From 1 April 2026, several OZEV chargepoint grant rates were increased. The most relevant change for private users is that the grant for renters and flat owners is now worth 75% of the cost of buying and installing a chargepoint, up to £500 per socket.
Before that date, the cap was £350, and GOV.UK says applicants who applied before 1 April 2026 may be able to re-apply for the higher rate if the charger has not yet been installed.
If you rent or own a flat
This is now one of the clearest EV incentives available to ordinary drivers.
If you are eligible, the grant can help with the installation cost at your home. It is particularly useful for leaseholders and tenants who were often the awkward edge case in older EV advice.
If you are a residential landlord
The landlord grant also moved to 75% up to £500 per socket from 1 April 2026. GOV.UK says landlords can claim support for up to 200 sockets per year, subject to the scheme rules.
That makes it easier to add charging to rental properties, which matters if you are trying to future-proof a flat block or improve the appeal of an EV-friendly let.
If you have on-street parking problems
There is also an on-street residential chargepoint scheme for households without off-street parking. GOV.UK guidance describes support of 75% up to £350 towards a cross-pavement charging solution.
That is not as generous as the renter and flat-owner grant, but it is still relevant if home charging has been your biggest practical barrier to switching.
Which EV grants ended or got harder to access?
This is where a lot of outdated advice goes wrong.
By 2026, there is not a universal home charger grant for every homeowner with a driveway. Most owner-occupiers in houses do not have the sort of broad charger subsidy that older EV buying guides used to mention.
There were also changes to OZEV grant schemes from 31 March 2026, with some older arrangements closing or being replaced. If you are reading older articles about the Workplace Charging Scheme or legacy home charging support, check the current GOV.UK page before budgeting around them.

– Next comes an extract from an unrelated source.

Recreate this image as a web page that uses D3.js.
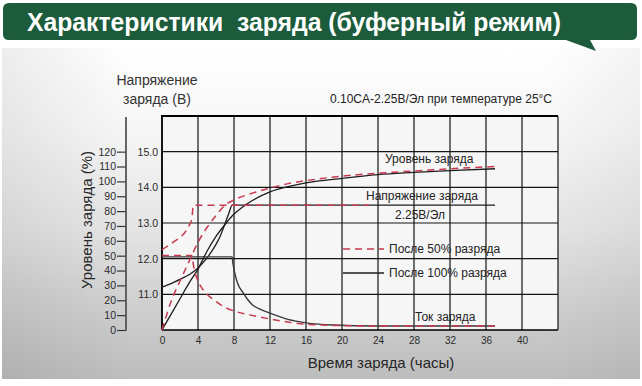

The safest assumption in 2026 is this:
- support is still available, but it is now much more targeted
- you need to check the exact scheme that fits your living situation or business setup
- being a renter, flat owner, landlord or fleet operator can matter more than simply owning an EV
Do tax incentives still make EVs attractive in 2026?
Yes, especially for company car drivers.
The direct purchase incentives are only part of the story. The other big reason EVs still stack up in 2026 is the tax treatment for company cars and salary sacrifice schemes. Benefit-in-Kind rates for pure electric company cars remain low compared with petrol and diesel alternatives, which is why company EV deals can still look far more attractive than retail private purchase offers.
That said, UK buyers should not confuse this with the old idea that EVs are tax-free. They are not. The days of a blanket road tax advantage for every electric car are gone, so you need to run the whole ownership-cost picture rather than focusing on one headline saving.
For buyers comparing overall running costs with newer small EVs, our piece on why the Citroën ë-C3 Aircross Extended Range matters is a useful example of how affordability is becoming just as important as headline battery range.
How to check whether you actually qualify
Before you put down a deposit, work through this checklist:
1. Check whether the car is on the approved grant list
Do not assume a dealer advert includes the Electric Car Grant. Confirm that the exact version of the car is eligible and which grant band applies.
2. Check whether your home setup unlocks charging support
Your eligibility depends heavily on whether you:
- rent
- own a flat
- are a landlord
- have off-street parking
- need an on-street charging solution
3. Check the installation rules before ordering a charger
With OZEV-backed grants, the installer, the product and the paperwork all matter. A cheap quote is not much use if it does not meet the grant conditions.
4. Compare the grant against real-world ownership costs
An EV with £1,500 or £3,750 off can still be poor value if insurance, finance and charging costs are high. Equally, a non-grant model can still be the smarter buy if it has a better warranty, stronger efficiency and cheaper monthly payments.
Is 2026 finally a good time to buy an electric car in the UK?
For the right buyer, yes.
The UK support landscape in 2026 is more practical than it was a year earlier because there is now a proper new-car grant again, and because renters, flat owners and landlords have stronger chargepoint support than before. That combination tackles two of the biggest EV objections: purchase price and charging access.
But it is still not a one-size-fits-all market. If you are a homeowner expecting a simple universal charger grant, or a private buyer assuming every EV comes with government money off, you may be disappointed.
The smart move is to treat EV incentives as a bonus, not the whole buying case. Check whether the exact car qualifies, check whether your home setup qualifies, and then judge the car on total ownership costs rather than hype.
Official links worth checking before you buy
- Zero emission vehicles eligible for a grant
- Electric vehicle chargepoint grant for renters or flat owners
- Electric vehicle chargepoint grant for residential landlords
- Search current GOV.UK EV charging grant guidance
If you want the short version, 2026 is better than many people think for EV support in the UK, but only if you check the current rules rather than relying on old grant guides.